The United Arab Emirates (UAE) has introduced sweeping new regulations that have ignited fears of a de facto Bitcoin ban, with developers warning that basic cryptocurrency tools, including self-custody wallets, now risk criminal penalties without Central Bank licensing. The UAE new law, Federal Decree-Law No. 6 of 2025, effective September 16, replaces the 2018 banking statute and dramatically expands oversight of digital assets, treating unlicensed activities as serious offenses.

The Law’s Scope: Criminalizing Unlicensed Crypto Infrastructure

The legislation mandates Central Bank licensing for any entity offering cryptocurrency-related services, including Bitcoin wallets, blockchain explorers, APIs, and analytics platforms accessible to UAE residents. Article 170 criminalizes unlicensed financial activities, with penalties including imprisonment and fines from AED 50,000 to AED 500 million—up to $136 million.

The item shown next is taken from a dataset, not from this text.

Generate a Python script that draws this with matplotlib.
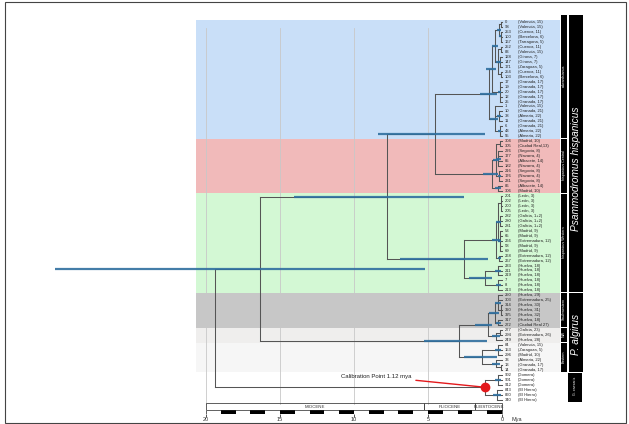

Article 62 empowers the Central Bank to regulate technology providers facilitating financial products, while Article 61 prohibits promoting unlicensed crypto without authorization, potentially covering emails, websites, or social media posts.

Legal analysis from Gibson Dunn highlights that the law’s broad language extends to foreign entities if their services reach UAE users, overriding free-zone rules like those in Dubai’s VARA or Abu Dhabi’s ADGM. This federal override applies nationwide, even in crypto-friendly hubs.

  • Key Provisions: Licensing for wallets, explorers, APIs; fines up to $136M; 1-year compliance window.
  • Extraterritorial Reach: Applies to global providers serving UAE residents.
  • Effective Date: September 16, 2025.

Developer and Industry Reactions: De Facto Ban on Self-Custody?

Crypto developers have reacted with alarm, viewing the law as a de facto Bitcoin ban on self-custody. Mikko Ohtamaa, co-founder of Trading Protocol, posted on X: “I have bad news for all crypto habibis in Dubai, it’s real.” The rules could force wallet providers and explorers to geoblock UAE users or exit the market, echoing FATF pressures on high-risk jurisdictions to curb self-custody.

Stani Kulechov, Aave founder, called it “concerning,” noting potential impacts on DeFi and basic tools. The law’s alignment with UAE’s history of digital restrictions—such as blocking WhatsApp calls—raises doubts about Dubai’s status as a global crypto hub.

  • Developer Concerns: Geoblocking or market withdrawal; self-custody at risk.
  • Industry View: Consistent with FATF anti-self-custody push.
  • Broader Context: UAE’s past crypto-friendly licensing now overridden federally.

Implications for UAE’s Crypto Landscape

The UAE, a top crypto destination with $10 billion+ in annual inflows, faces potential exodus of developers and users. Free zones like VARA in Dubai offered innovation sandboxes, but federal supremacy applies the new rules everywhere. A one-year compliance window ends September 2026, giving firms time to adapt or retreat.

This follows global trends, such as MiCA in the EU and India’s 30% crypto tax, but the UAE’s harsh penalties stand out. Bitcoin’s $95,568 price and $2.1 trillion market cap remain unaffected short-term, but long-term user migration could impact regional liquidity.

In summary, the UAE’s new law, with fines up to $136 million for unlicensed crypto tools like Bitcoin wallets, sparks fears of a self-custody ban, potentially reshaping Dubai’s crypto hub status amid a one-year compliance deadline.